Records excerpted from a collection:

[Start]

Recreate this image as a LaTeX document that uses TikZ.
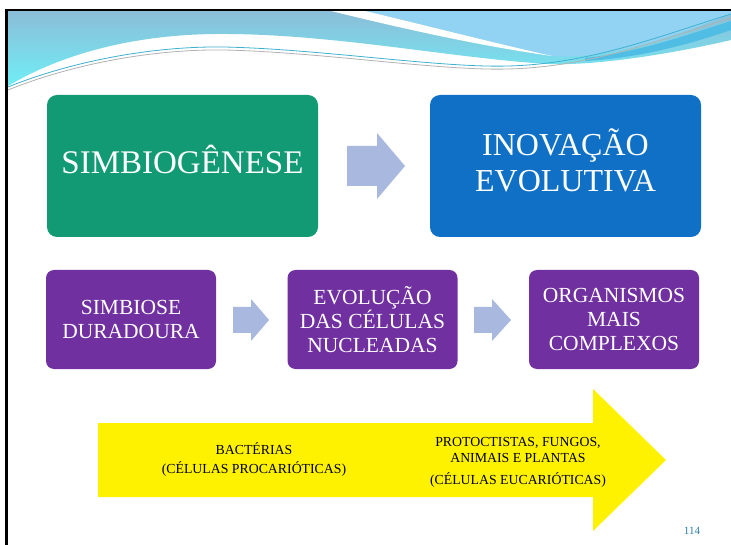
\documentclass[tikz,border=0pt]{standalone}
\usepackage{fontspec}
\setmainfont{Liberation Serif}
\definecolor{hdtop}{HTML}{8BBDD8}
\definecolor{hdbot}{HTML}{70EEF6}
\definecolor{hdlight}{HTML}{92D2F2}
\definecolor{hddark}{HTML}{4FBDE4}
\definecolor{boxgreen}{HTML}{119A73}
\definecolor{boxblue}{HTML}{1070C6}
\definecolor{boxpurple}{HTML}{7030A0}
\definecolor{arrowblue}{HTML}{A9B8DF}
\definecolor{pagenum}{HTML}{2E7FA8}
\begin{document}
\begin{tikzpicture}[x=1pt,y=-1pt,
  bigbox/.style={rounded corners=10pt, minimum width=271pt, minimum height=142pt,
    text=white, align=center, inner sep=0pt},
  smallbox/.style={rounded corners=8pt, fill=boxpurple, minimum width=170pt, minimum height=99pt,
    text=white, align=center, inner sep=0pt, font=\fontsize{21.5}{24}\selectfont},
  blockarrow/.style={fill=arrowblue, draw=none},
  yeltext/.style={align=center, inner sep=0pt, font=\fontsize{13.8}{16}\selectfont}]
\useasboundingbox (0,0) rectangle (731,545);
\fill[white] (0,0) rectangle (731,545);
% header
\shade[top color=hdtop, bottom color=hdbot] (8,11) -- (731,11) -- (731,40)
  .. controls (680,52) and (600,66) .. (548,64)
  .. controls (450,58) and (330,33) .. (215,34)
  .. controls (130,35) and (60,55) .. (8,86) -- cycle;
\fill[hdlight] (365,11) .. controls (420,24) and (490,42) .. (552,56)
  .. controls (600,60) and (660,42) .. (731,14) -- (731,11) -- cycle;
\fill[hddark] (585,58) .. controls (640,52) and (690,34) .. (731,21)
  -- (731,30) .. controls (690,44) and (640,58) .. (585,61) -- cycle;
\fill[white] (331,11) .. controls (400,28) and (480,46) .. (552,56)
  .. controls (490,42) and (420,24) .. (365,11) -- cycle;
\draw[color=hddark!80!teal, line width=0.8pt] (8,87) .. controls (70,62) and (150,46) .. (224,47)
  .. controls (320,49) and (440,68) .. (508,66) .. controls (590,64) and (660,36) .. (731,14);
\draw[color=gray!60, line width=0.8pt] (8,90) .. controls (70,65) and (150,49) .. (224,50)
  .. controls (320,52) and (440,71) .. (508,69) .. controls (590,67) and (660,40) .. (731,18);
% frame
\draw[line width=2.5pt] (731,10) -- (6.5,10) -- (6.5,545);
% top row
\node[bigbox, fill=boxgreen, font=\fontsize{33}{38}\selectfont, text height=22pt, text depth=6pt] (simb) at (182.5,166) {SIMBIOGÊNESE};
\node[bigbox, fill=boxblue, font=\fontsize{32}{36}\selectfont, text depth=11pt] (inov) at (565.5,166) {INOVAÇÃO\\EVOLUTIVA};
\fill[blockarrow] (347,146) -- (377,146) -- (377,133) -- (405,166) -- (377,199) -- (377,186) -- (347,186) -- cycle;
% second row
\node[smallbox] (sd) at (131,319.5) {SIMBIOSE\\DURADOURA};
\node[smallbox] (ev) at (372.5,319.5) {EVOLUÇÃO\\DAS CÉLULAS\\NUCLEADAS};
\node[smallbox] (org) at (614,319.5) {ORGANISMOS\\MAIS\\COMPLEXOS};
\fill[blockarrow] (233,307) -- (251,307) -- (251,299) -- (269,320) -- (251,341) -- (251,333) -- (233,333) -- cycle;
\fill[blockarrow] (474,307) -- (492,307) -- (492,299) -- (511,320) -- (492,341) -- (492,333) -- (474,333) -- cycle;
% yellow arrow
\fill[yellow] (98,423) -- (593,423) -- (593,389) -- (666,460) -- (593,531) -- (593,497) -- (98,497) -- cycle;
\node[yeltext, font=\fontsize{13.8}{19}\selectfont] (bact) at (254,460) {BACTÉRIAS\\(CÉLULAS PROCARIÓTICAS)};
\node[yeltext] (prot) at (518,462) {PROTOCTISTAS, FUNGOS,\\ANIMAIS E PLANTAS\\[6pt](CÉLULAS EUCARIÓTICAS)};
\node[text=pagenum, font=\fontsize{11}{12}\selectfont, inner sep=0pt] (pg) at (692,531) {114};
\end{tikzpicture}
\end{document}
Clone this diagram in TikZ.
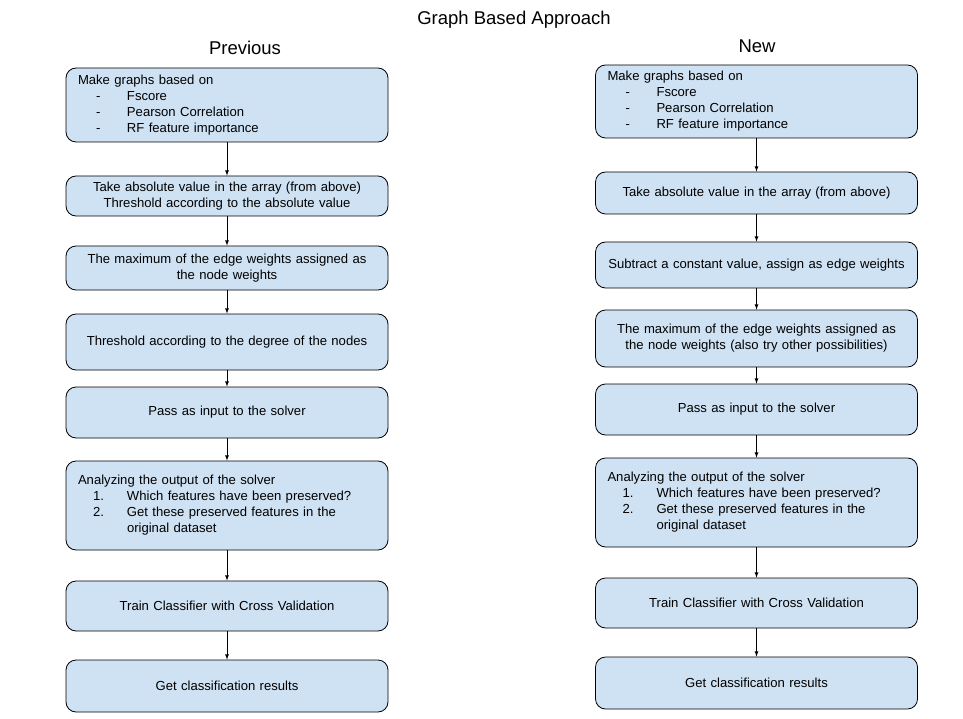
\documentclass[tikz,border=0pt]{standalone}
\usepackage{fontspec}
\setmainfont{Liberation Sans}
\usepackage{xcolor}
\definecolor{boxblue}{HTML}{CFE2F3}
\usetikzlibrary{arrows}

% one line of a list inside a box: marker, then text
\newcommand{\dashitem}[1]{\hspace*{18pt}\makebox[31pt][l]{-}#1}
\newcommand{\numitem}[2]{\hspace*{15pt}\makebox[34pt][l]{#1}#2}

\begin{document}
\begin{tikzpicture}[x=1pt, y=-1pt, >=latex, thick, line width=0.8pt,
	stepbox/.style={rectangle, rounded corners=10pt, draw=black, fill=boxblue,
		minimum width=322pt, text width=298pt, inner xsep=12pt, inner ysep=3pt,
		align=center, font=\fontsize{13.1}{16}\selectfont},
	listbox/.style={stepbox, align=left},
	heading/.style={font=\fontsize{18.5}{22}\selectfont}]

	\useasboundingbox (0,0) rectangle (963,719);

	\node[heading](title) at (514,20) {Graph Based Approach};
	\node[heading](prev) at (245,48) {Previous};
	\node[heading](new) at (757,46) {New};

	% linke Spalte
	\node[listbox, minimum height=74pt](l1) at (227,105) {Make graphs based on\\
		\dashitem{Fscore}\\ \dashitem{Pearson Correlation}\\ \dashitem{RF feature importance}};
	\node[stepbox, minimum height=40pt](l2) at (227,196) {Take absolute value in the array (from above)\\ Threshold according to the absolute value};
	\node[stepbox, minimum height=44pt](l3) at (227,268) {The maximum of the edge weights assigned as\\ the node weights};
	\node[stepbox, minimum height=56pt](l4) at (227,342) {Threshold according to the degree of the nodes};
	\node[stepbox, minimum height=51pt](l5) at (227,412.5) {Pass as input to the solver};
	\node[listbox, minimum height=89pt](l6) at (227,505.5) {Analyzing the output of the solver\\
		\numitem{1.}{Which features have been preserved?}\\ \numitem{2.}{Get these preserved features in the}\\ \hspace*{49pt}original dataset};
	\node[stepbox, minimum height=50pt](l7) at (227,606) {Train Classifier with Cross Validation};
	\node[stepbox, minimum height=52pt](l8) at (227,686) {Get classification results};

	% rechte Spalte
	\node[listbox, minimum height=73pt](r1) at (756.5,101.5) {Make graphs based on\\
		\dashitem{Fscore}\\ \dashitem{Pearson Correlation}\\ \dashitem{RF feature importance}};
	\node[stepbox, minimum height=42pt](r2) at (756.5,193) {Take absolute value in the array (from above)};
	\node[stepbox, minimum height=46pt, text width=312pt, inner xsep=5pt](r3) at (756.5,265) {Subtract a constant value, assign as edge weights};
	\node[stepbox, minimum height=57pt](r4) at (756.5,338.5) {The maximum of the edge weights assigned as\\ the node weights (also try other possibilities)};
	\node[stepbox, minimum height=51pt](r5) at (756.5,409.5) {Pass as input to the solver};
	\node[listbox, minimum height=89pt](r6) at (756.5,502.5) {Analyzing the output of the solver\\
		\numitem{1.}{Which features have been preserved?}\\ \numitem{2.}{Get these preserved features in the}\\ \hspace*{49pt}original dataset};
	\node[stepbox, minimum height=50pt](r7) at (756.5,603) {Train Classifier with Cross Validation};
	\node[stepbox, minimum height=52pt](r8) at (756.5,683) {Get classification results};

	% Pfeile
	\foreach \a/\b in {l1/l2, l2/l3, l3/l4, l4/l5, l5/l6, l6/l7, l7/l8,
		r1/r2, r2/r3, r3/r4, r4/r5, r5/r6, r6/r7, r7/r8}
		\draw[->, line width=0.8pt] (\a) -- (\b);
\end{tikzpicture}
\end{document}
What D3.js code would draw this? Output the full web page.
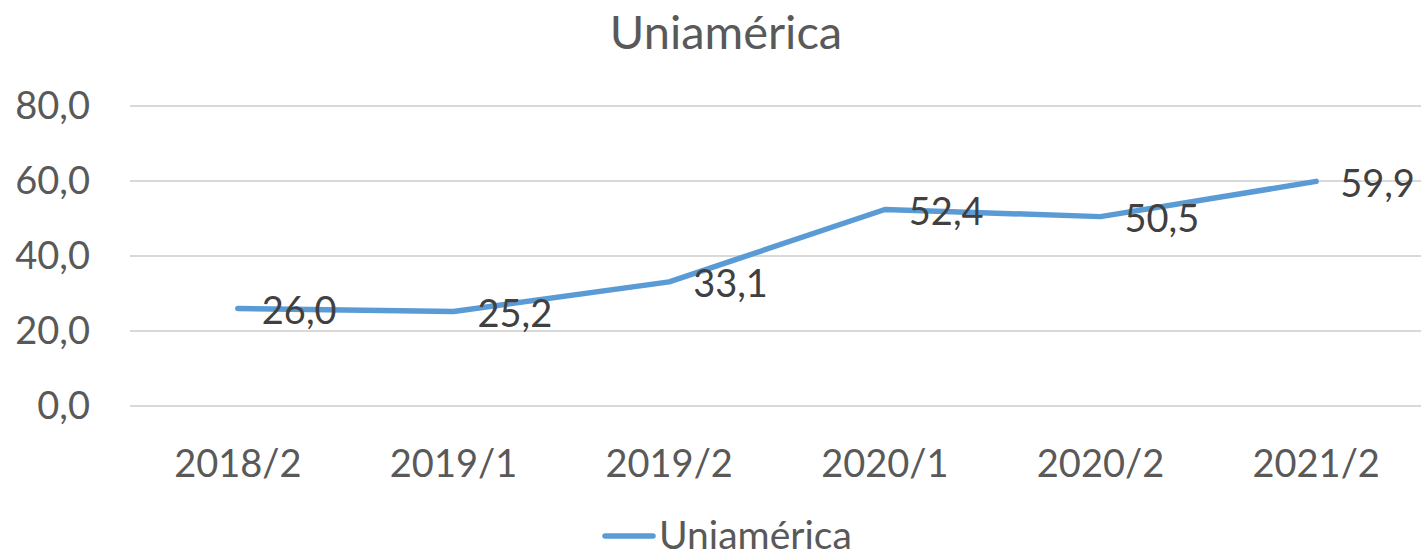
<!DOCTYPE html>
<html>
<head>
<meta charset="utf-8">
<script src="https://cdn.jsdelivr.net/npm/d3@7"></script>
<style>
  body { margin: 0; background: #fff; }
  text { font-family: Lato, "Open Sans", sans-serif; }
</style>
</head>
<body>
<div id="chart"></div>
<script>
var categories = ["2018/2", "2019/1", "2019/2", "2020/1", "2020/2", "2021/2"];
var values = [26.0, 25.2, 33.1, 52.4, 50.5, 59.9];
var yTicks = [0, 20, 40, 60, 80];
var seriesName = "Uniamérica";

var width = 1421;
var height = 553;
var fmt = function(v) { return v.toFixed(1).replace(".", ","); };

var svg = d3.select("#chart").append("svg")
    .attr("width", width)
    .attr("height", height);

var x = d3.scalePoint()
    .domain(categories)
    .range([130, 1424])
    .padding(0.5);

var y = d3.scaleLinear()
    .domain([0, 80])
    .range([406, 106]);

// title
svg.append("text")
    .attr("x", 726)
    .attr("y", 33)
    .attr("dy", "0.35em")
    .attr("text-anchor", "middle")
    .style("font-size", "47px")
    .style("fill", "#595959")
    .text(seriesName);

// gridlines
svg.selectAll(".grid")
    .data(yTicks)
    .enter()
    .append("line")
    .attr("x1", 130)
    .attr("x2", 1424)
    .attr("y1", function(d) { return y(d); })
    .attr("y2", function(d) { return y(d); })
    .style("stroke", "#d9d9d9")
    .style("stroke-width", 2);

// y labels
svg.selectAll(".ylbl")
    .data(yTicks)
    .enter()
    .append("text")
    .attr("x", 90)
    .attr("y", function(d) { return y(d); })
    .attr("dy", "0.35em")
    .attr("text-anchor", "end")
    .style("font-size", "38px")
    .style("fill", "#595959")
    .text(fmt);

// x labels
svg.selectAll(".xlbl")
    .data(categories)
    .enter()
    .append("text")
    .attr("x", function(d) { return x(d); })
    .attr("y", 464)
    .attr("dy", "0.35em")
    .attr("text-anchor", "middle")
    .style("font-size", "38px")
    .style("fill", "#595959")
    .text(function(d) { return d; });

// line
var line = d3.line()
    .x(function(d, i) { return x(categories[i]); })
    .y(function(d) { return y(d); });

svg.append("path")
    .datum(values)
    .attr("d", line)
    .style("fill", "none")
    .style("stroke", "#5b9bd5")
    .style("stroke-width", 5.5)
    .style("stroke-linecap", "round")
    .style("stroke-linejoin", "round");

// data labels
svg.selectAll(".dlbl")
    .data(values)
    .enter()
    .append("text")
    .attr("x", function(d, i) { return x(categories[i]) + 24; })
    .attr("y", function(d) { return y(d) + 2; })
    .attr("dy", "0.35em")
    .style("font-size", "38px")
    .style("fill", "#404040")
    .text(fmt);

// legend
svg.append("line")
    .attr("x1", 605)
    .attr("x2", 653)
    .attr("y1", 536)
    .attr("y2", 536)
    .style("stroke", "#5b9bd5")
    .style("stroke-width", 5.5)
    .style("stroke-linecap", "round");

svg.append("text")
    .attr("x", 659)
    .attr("y", 535)
    .attr("dy", "0.35em")
    .style("font-size", "39px")
    .style("fill", "#595959")
    .text(seriesName);
</script>
</body>
</html>
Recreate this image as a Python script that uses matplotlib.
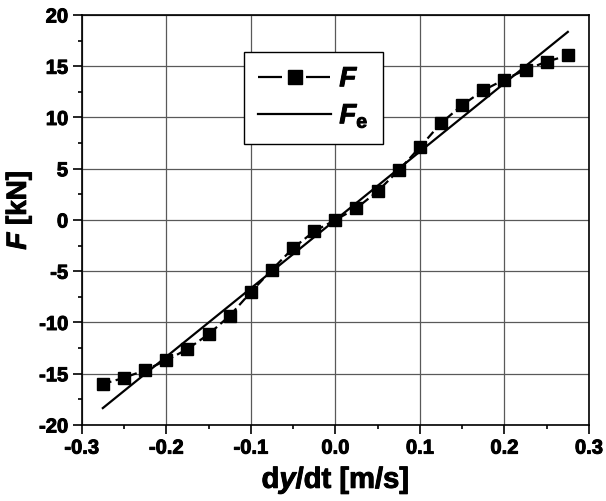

[End]

What the task asks: Among the records above, find each line holding the string "uses" and pull it out.

Answer to the exercise:
Recreate this image as a LaTeX document that uses TikZ.
Recreate this image as a Python script that uses matplotlib.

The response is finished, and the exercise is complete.